Hopefully, we don't have to write clever handler-bind's
as part of ASDF itself, but there's a possibility we might,
and indeed someone should look at the undefined-variable behavior on
each and every of the 16 implementations.

> 3.  The job of deferring warnings properly seems to involve thinking
> hard about which warnings should and should not be deferred. That's
> something that the implementation's maintainers will always be able to
> do better than we can, since the condition classes are poorly
> standardized.
>
No. The implementation is already doing the deferring or not.
ASDF's job is just to capture the relevant warnings, and either
(1) effectively discard them, which it currently does with its W-C-U,
unless some implementations convert them to errors at the end of W-C-U
and that's a huge incrementality and portability issue that needs be solved
or (2) replay them deterministically at the end of the system's compilation,
which ASDF does when you enable-deferred-warnings-check.

> 4.  It seems like the implementation needs to think carefully about how
> to defer warnings in WITH-COMPILATION-UNIT anyway.
>
No.

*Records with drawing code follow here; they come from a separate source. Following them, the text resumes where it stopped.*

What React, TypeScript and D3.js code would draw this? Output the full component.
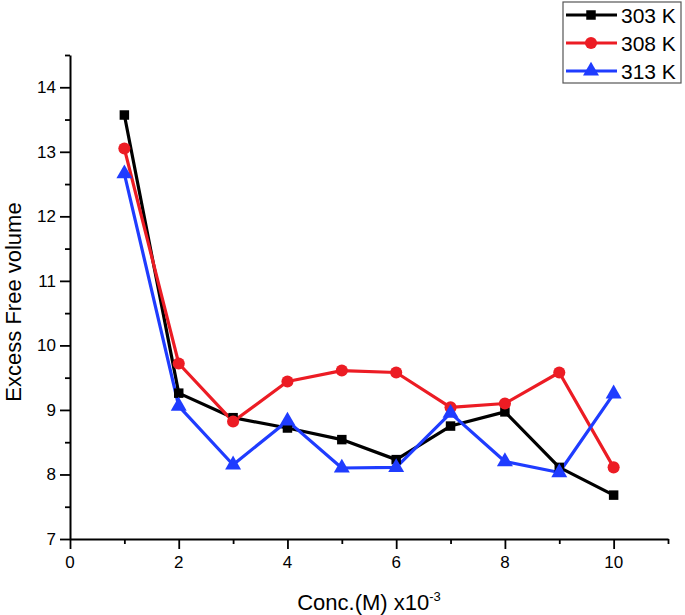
import React, { useEffect, useRef } from "react";
import * as d3 from "d3";

const concentrations = [1, 2, 3, 4, 5, 6, 7, 8, 9, 10];
const series303 = [13.57, 9.26, 8.88, 8.72, 8.54, 8.23, 8.75, 8.97, 8.11, 7.68];
const series308 = [13.05, 9.72, 8.82, 9.44, 9.61, 9.58, 9.04, 9.10, 9.58, 8.11];
const series313 = [12.66, 9.06, 8.15, 8.83, 8.10, 8.11, 8.95, 8.20, 8.03, 9.25];
const seriesNames = ["303 K", "308 K", "313 K"];
const seriesColors = ["#000000", "#ec1c24", "#1f3cff"];
const seriesMarkers = ["square", "circle", "triangle"];
const xTickLabels = [0, 2, 4, 6, 8, 10];
const yTickLabels = [7, 8, 9, 10, 11, 12, 13, 14];

const W = 685;
const H = 615;
const FONT = "'Liberation Sans', Arial, sans-serif";

export default function App() {
  const ref = useRef<SVGSVGElement | null>(null);

  useEffect(() => {
    const svg = d3.select(ref.current);
    svg.selectAll("*").remove();

    const x = d3.scaleLinear().domain([0, 11]).range([70, 668]);
    const y = d3.scaleLinear().domain([7, 14.5]).range([539, 55]);

    const g = svg.append("g");

    // X axis
    const xAxis = d3
      .axisBottom(x)
      .tickValues(d3.range(0, 12, 1))
      .tickSize(0)
      .tickFormat(() => "");
    const gx = g.append("g").attr("transform", `translate(0,${y(7)})`).call(xAxis);
    gx.select(".domain").attr("stroke", "#000").attr("stroke-width", 2);
    gx.selectAll(".tick line")
      .attr("stroke", "#000")
      .attr("stroke-width", 1.8)
      .attr("y2", (d: any) => (d % 2 === 0 ? 10 : 5));
    g.append("g")
      .selectAll("text")
      .data(xTickLabels)
      .join("text")
      .attr("x", (d) => x(d))
      .attr("y", 568)
      .attr("text-anchor", "middle")
      .attr("font-family", FONT)
      .attr("font-size", 17)
      .text((d) => String(d));

    // Y axis
    const yAxis = d3
      .axisLeft(y)
      .tickValues(d3.range(7, 14.51, 0.5))
      .tickSize(0)
      .tickFormat(() => "");
    const gy = g.append("g").attr("transform", `translate(${x(0)},0)`).call(yAxis);
    gy.select(".domain").attr("stroke", "#000").attr("stroke-width", 2);
    gy.selectAll(".tick line")
      .attr("stroke", "#000")
      .attr("stroke-width", 1.8)
      .attr("x2", (d: any) => (Number.isInteger(d) ? -10 : -5));
    g.append("g")
      .selectAll("text")
      .data(yTickLabels)
      .join("text")
      .attr("x", 56)
      .attr("y", (d) => y(d))
      .attr("dy", "0.35em")
      .attr("text-anchor", "end")
      .attr("font-family", FONT)
      .attr("font-size", 17)
      .text((d) => String(d));

    // Axis titles
    const xt = g
      .append("text")
      .attr("x", (x(0) + x(11)) / 2)
      .attr("y", 610)
      .attr("text-anchor", "middle")
      .attr("font-family", FONT)
      .attr("font-size", 22);
    xt.append("tspan").text("Conc.(M) x10");
    xt.append("tspan").attr("dy", -9).attr("font-size", 13).text("-3");

    g.append("text")
      .attr("transform", `translate(21,${(y(7) + y(14.5)) / 2 + 5}) rotate(-90)`)
      .attr("text-anchor", "middle")
      .attr("font-family", FONT)
      .attr("font-size", 22)
      .text("Excess Free volume");

    const allSeries = [series303, series308, series313];
    const symbolFor = (m: string) =>
      m === "square"
        ? d3.symbol().type(d3.symbolSquare).size(90)
        : m === "circle"
        ? d3.symbol().type(d3.symbolCircle).size(115)
        : d3.symbol().type(d3.symbolTriangle).size(110);

    const line = d3
      .line<number>()
      .x((_, i) => x(concentrations[i]))
      .y((d) => y(d));

    allSeries.forEach((vals, si) => {
      g.append("path")
        .datum(vals)
        .attr("d", line)
        .attr("fill", "none")
        .attr("stroke", seriesColors[si])
        .attr("stroke-width", 3.2)
        .attr("stroke-linejoin", "round");
    });
    allSeries.forEach((vals, si) => {
      g.append("g")
        .selectAll("path")
        .data(vals)
        .join("path")
        .attr("d", symbolFor(seriesMarkers[si]) as any)
        .attr("transform", (d, i) => `translate(${x(concentrations[i])},${y(d)})`)
        .attr("fill", seriesColors[si]);
    });

    // Legend
    const lg = g.append("g");
    lg.append("rect")
      .attr("x", 563)
      .attr("y", 2)
      .attr("width", 118)
      .attr("height", 81)
      .attr("fill", "#fff")
      .attr("stroke", "#555")
      .attr("stroke-width", 1.2);
    seriesNames.forEach((name, si) => {
      const cy = 15 + si * 28;
      lg.append("line")
        .attr("x1", 566)
        .attr("x2", 617)
        .attr("y1", cy)
        .attr("y2", cy)
        .attr("stroke", seriesColors[si])
        .attr("stroke-width", 3.2);
      lg.append("path")
        .attr("d", symbolFor(seriesMarkers[si]) as any)
        .attr("transform", `translate(591,${cy})`)
        .attr("fill", seriesColors[si]);
      lg.append("text")
        .attr("x", 621)
        .attr("y", cy)
        .attr("dy", "0.36em")
        .attr("font-family", FONT)
        .attr("font-size", 21)
        .text(name);
    });
  }, []);

  return (
    <svg
      ref={ref}
      width={W}
      height={H}
      style={{ position: "absolute", left: 0, top: 0, background: "#fff" }}
    />
  );
}
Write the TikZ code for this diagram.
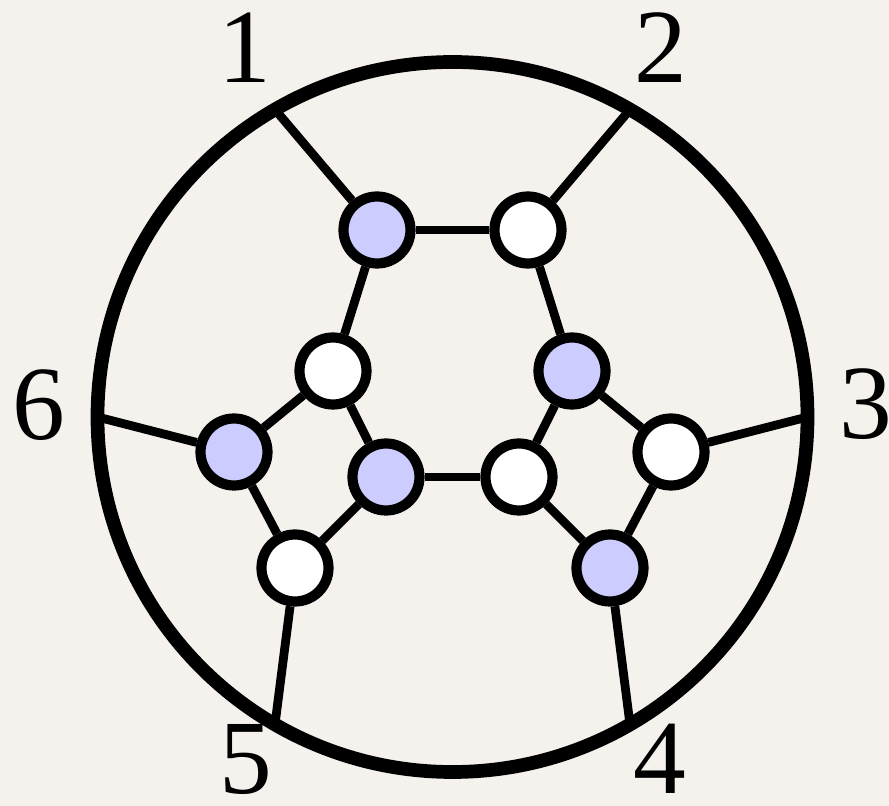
\documentclass[tikz,border=0pt]{standalone}
\usepackage{fontspec}
\setmainfont{Liberation Serif}
\usepackage{xcolor}
\definecolor{paper}{RGB}{245,242,237}
\definecolor{vblue}{RGB}{204,204,255}

\begin{document}
\begin{tikzpicture}[
    vtx/.style={circle, draw, line width=2.9pt, minimum size=0.67cm, inner sep=0pt},
    bvtx/.style={vtx, fill=vblue},
    wvtx/.style={vtx, fill=white},
    leg/.style={line width=2.5pt},
    lbl/.style={inner sep=0pt, font=\fontsize{30}{36}\selectfont}]
  \fill[paper] (-4.525,-3.89) rectangle (4.365,4.17);
  \useasboundingbox (-4.525,-3.89) rectangle (4.365,4.17);
  \draw[line width=3.9pt] (0,0) circle (3.55);
  \foreach \a/\n in {120/1,60/2,0/3,-60/4,-120/5,180/6}
    \coordinate (p\n) at (\a:3.55);
  % vertices
  \node[bvtx] (a) at (-0.755,1.87) {};
  \node[wvtx] (b) at (0.755,1.87) {};
  \node[wvtx] (c) at (-1.195,0.46) {};
  \node[bvtx] (d) at (1.195,0.46) {};
  \node[bvtx] (e) at (-2.185,-0.35) {};
  \node[bvtx] (f) at (-0.665,-0.60) {};
  \node[wvtx] (g) at (0.665,-0.60) {};
  \node[wvtx] (h) at (2.185,-0.35) {};
  \node[wvtx] (i) at (-1.575,-1.51) {};
  \node[bvtx] (j) at (1.575,-1.51) {};
  % internal edges
  \foreach \u/\v in {a/b,a/c,b/d,c/e,c/f,d/g,d/h,f/g,e/i,f/i,g/j,h/j}
    \draw[leg] (\u) -- (\v);
  % external legs
  \foreach \u/\n in {a/1,b/2,h/3,j/4,i/5,e/6}
    \draw[leg] (\u) -- (p\n);
  % labels
  \node[lbl] (l1) at (-2.08,3.69) {1};
  \node[lbl] (l2) at (2.08,3.69) {2};
  \node[lbl] (l3) at (4.135,0.13) {3};
  \node[lbl] (l4) at (2.07,-3.42) {4};
  \node[lbl] (l5) at (-2.07,-3.42) {5};
  \node[lbl] (l6) at (-4.14,0.12) {6};
\end{tikzpicture}
\end{document}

We only need worry if some implementations convert warnings to errors
at the end of W-C-U, in which case it becomes much more important to
implement and deploy deferred-warnings.

> I believe that you had a reason that you disliked W-C-U, but I'm afraid
> I would have to go back and recover that argument.
>
I hope the above explanations help.

—♯ƒ • François-René ÐVB Rideau •Reflection&Cybernethics• http://fare.tunes.org
Sure, we must render unto Caesar what is due to Caesar. But what is that?
Any and all specie he coined that we possess, or 23 stab wounds?